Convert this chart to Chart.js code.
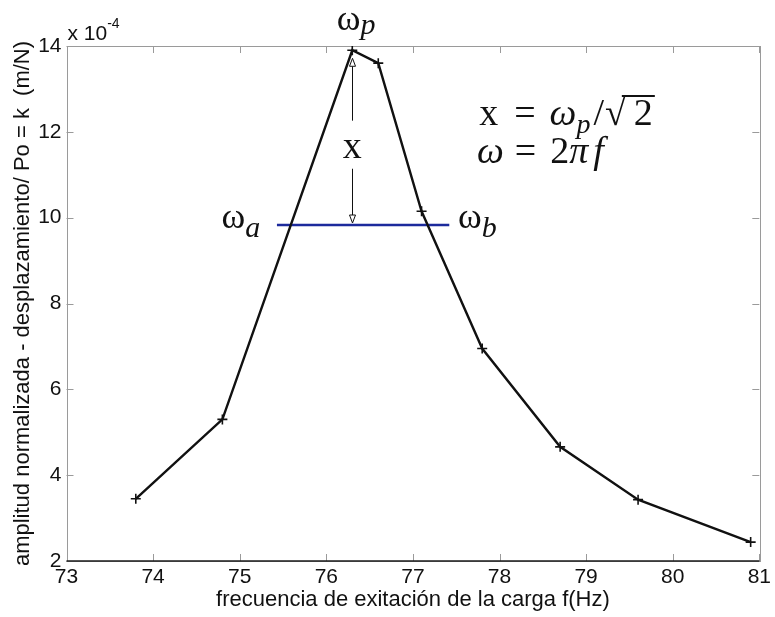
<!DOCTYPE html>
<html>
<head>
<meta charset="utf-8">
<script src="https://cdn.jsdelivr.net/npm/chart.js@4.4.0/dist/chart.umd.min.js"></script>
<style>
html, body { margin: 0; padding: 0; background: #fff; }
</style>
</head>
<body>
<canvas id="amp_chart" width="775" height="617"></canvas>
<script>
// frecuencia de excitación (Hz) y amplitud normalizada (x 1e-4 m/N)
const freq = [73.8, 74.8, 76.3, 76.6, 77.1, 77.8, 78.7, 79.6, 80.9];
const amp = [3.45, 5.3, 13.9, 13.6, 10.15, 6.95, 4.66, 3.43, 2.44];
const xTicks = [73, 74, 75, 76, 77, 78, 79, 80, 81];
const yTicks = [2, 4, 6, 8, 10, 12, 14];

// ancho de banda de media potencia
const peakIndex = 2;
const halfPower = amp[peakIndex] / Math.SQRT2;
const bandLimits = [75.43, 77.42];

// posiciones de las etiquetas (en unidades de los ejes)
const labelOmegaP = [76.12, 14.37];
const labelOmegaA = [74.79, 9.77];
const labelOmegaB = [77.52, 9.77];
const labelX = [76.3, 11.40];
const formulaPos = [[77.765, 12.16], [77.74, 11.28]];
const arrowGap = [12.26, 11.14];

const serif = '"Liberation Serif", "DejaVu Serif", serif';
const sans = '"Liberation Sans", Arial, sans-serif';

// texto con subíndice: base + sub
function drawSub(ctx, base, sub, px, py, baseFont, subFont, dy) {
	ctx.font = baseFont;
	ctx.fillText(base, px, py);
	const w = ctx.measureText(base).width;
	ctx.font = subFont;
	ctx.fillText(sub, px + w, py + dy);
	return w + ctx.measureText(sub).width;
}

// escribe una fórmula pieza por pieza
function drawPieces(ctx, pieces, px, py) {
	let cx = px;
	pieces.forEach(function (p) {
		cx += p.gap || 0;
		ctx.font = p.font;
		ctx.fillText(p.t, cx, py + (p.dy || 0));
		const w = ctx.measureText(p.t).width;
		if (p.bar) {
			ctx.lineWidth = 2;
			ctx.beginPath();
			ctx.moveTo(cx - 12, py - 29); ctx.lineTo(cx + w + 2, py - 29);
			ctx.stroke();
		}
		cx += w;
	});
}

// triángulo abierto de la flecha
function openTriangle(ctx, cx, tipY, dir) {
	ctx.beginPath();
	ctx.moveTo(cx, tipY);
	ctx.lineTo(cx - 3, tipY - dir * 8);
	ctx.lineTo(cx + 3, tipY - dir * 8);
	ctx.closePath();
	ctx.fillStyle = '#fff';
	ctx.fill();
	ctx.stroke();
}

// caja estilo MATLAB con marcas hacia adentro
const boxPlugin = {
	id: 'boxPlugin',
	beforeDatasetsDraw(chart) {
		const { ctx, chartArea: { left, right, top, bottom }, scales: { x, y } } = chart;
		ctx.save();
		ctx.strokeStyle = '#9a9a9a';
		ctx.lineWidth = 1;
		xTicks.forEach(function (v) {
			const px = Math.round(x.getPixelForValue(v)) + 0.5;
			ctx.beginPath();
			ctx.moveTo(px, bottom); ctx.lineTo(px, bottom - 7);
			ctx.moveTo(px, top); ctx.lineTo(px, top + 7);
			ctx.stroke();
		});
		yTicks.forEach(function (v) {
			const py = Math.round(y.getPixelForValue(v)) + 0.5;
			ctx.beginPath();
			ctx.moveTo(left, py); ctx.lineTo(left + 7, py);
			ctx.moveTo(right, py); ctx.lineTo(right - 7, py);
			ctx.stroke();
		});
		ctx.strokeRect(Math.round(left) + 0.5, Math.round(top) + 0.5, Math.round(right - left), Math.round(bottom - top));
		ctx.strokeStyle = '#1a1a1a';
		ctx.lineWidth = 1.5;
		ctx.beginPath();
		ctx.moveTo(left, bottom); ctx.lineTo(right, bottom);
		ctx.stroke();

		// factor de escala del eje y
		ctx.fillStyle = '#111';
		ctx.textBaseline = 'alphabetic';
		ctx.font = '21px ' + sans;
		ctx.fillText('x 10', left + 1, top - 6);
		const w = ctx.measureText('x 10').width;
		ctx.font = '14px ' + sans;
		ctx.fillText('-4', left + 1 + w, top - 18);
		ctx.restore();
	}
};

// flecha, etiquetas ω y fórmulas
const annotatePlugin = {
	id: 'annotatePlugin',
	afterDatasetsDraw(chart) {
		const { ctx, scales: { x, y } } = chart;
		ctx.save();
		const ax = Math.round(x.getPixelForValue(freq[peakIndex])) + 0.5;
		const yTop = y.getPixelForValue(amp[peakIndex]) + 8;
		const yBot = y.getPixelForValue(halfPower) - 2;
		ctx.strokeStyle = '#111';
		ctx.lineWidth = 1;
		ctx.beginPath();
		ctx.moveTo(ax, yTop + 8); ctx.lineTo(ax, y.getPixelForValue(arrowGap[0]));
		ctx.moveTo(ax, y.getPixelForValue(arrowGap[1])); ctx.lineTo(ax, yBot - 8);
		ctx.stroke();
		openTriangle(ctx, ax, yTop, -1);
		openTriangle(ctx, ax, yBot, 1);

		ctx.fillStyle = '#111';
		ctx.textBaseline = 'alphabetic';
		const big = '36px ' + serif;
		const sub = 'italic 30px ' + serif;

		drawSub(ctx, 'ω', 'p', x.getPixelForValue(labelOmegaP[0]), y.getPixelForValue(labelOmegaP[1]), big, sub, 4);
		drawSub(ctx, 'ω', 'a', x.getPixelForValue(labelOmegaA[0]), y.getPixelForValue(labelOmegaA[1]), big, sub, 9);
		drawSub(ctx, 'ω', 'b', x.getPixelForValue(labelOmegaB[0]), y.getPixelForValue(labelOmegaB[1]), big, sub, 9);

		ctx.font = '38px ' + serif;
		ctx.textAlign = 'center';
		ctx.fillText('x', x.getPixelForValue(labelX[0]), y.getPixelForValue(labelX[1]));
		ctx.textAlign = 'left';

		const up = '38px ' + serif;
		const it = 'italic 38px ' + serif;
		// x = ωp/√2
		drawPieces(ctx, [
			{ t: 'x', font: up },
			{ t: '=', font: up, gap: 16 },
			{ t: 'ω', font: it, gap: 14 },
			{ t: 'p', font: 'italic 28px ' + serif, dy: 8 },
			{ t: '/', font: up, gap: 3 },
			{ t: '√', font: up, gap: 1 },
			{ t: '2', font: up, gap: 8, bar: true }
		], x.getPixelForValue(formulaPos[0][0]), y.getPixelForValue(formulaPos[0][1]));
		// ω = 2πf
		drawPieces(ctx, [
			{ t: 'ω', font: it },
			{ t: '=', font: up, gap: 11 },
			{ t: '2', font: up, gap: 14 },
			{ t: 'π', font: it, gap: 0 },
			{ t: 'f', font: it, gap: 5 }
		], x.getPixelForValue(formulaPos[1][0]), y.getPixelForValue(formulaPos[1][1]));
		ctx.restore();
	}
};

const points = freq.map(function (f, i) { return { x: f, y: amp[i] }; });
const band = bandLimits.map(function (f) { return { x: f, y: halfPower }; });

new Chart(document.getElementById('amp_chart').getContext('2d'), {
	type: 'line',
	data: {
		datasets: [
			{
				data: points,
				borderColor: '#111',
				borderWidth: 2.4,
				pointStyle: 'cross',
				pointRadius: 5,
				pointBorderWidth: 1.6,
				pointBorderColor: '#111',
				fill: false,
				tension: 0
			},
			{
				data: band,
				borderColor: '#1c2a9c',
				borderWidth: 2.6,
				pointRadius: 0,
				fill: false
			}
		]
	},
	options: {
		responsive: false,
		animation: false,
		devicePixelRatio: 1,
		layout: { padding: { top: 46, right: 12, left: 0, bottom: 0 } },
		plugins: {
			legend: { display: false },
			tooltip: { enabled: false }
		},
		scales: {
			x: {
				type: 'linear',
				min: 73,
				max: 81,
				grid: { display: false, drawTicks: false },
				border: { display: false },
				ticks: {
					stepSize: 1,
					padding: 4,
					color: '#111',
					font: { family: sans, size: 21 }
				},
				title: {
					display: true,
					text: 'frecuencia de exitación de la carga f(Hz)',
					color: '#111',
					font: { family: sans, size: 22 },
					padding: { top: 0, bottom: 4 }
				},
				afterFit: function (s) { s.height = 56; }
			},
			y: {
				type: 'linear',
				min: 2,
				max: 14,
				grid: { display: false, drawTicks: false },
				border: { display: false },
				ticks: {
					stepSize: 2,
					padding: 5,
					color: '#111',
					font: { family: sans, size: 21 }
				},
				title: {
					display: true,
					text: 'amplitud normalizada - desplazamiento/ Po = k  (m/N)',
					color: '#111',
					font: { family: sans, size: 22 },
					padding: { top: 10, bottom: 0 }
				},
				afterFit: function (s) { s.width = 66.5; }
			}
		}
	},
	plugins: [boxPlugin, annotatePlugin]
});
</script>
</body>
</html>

*****

Exercise task: Restate each line from the start of the listing through the line bearing "const bandLimits = [75.43, 77.42];" word for word. Drop the pictures.

Full response:
Convert this chart to Chart.js code.
<!DOCTYPE html>
<html>
<head>
<meta charset="utf-8">
<script src="https://cdn.jsdelivr.net/npm/chart.js@4.4.0/dist/chart.umd.min.js"></script>
<style>
html, body { margin: 0; padding: 0; background: #fff; }
</style>
</head>
<body>
<canvas id="amp_chart" width="775" height="617"></canvas>
<script>
// frecuencia de excitación (Hz) y amplitud normalizada (x 1e-4 m/N)
const freq = [73.8, 74.8, 76.3, 76.6, 77.1, 77.8, 78.7, 79.6, 80.9];
const amp = [3.45, 5.3, 13.9, 13.6, 10.15, 6.95, 4.66, 3.43, 2.44];
const xTicks = [73, 74, 75, 76, 77, 78, 79, 80, 81];
const yTicks = [2, 4, 6, 8, 10, 12, 14];

// ancho de banda de media potencia
const peakIndex = 2;
const halfPower = amp[peakIndex] / Math.SQRT2;
const bandLimits = [75.43, 77.42];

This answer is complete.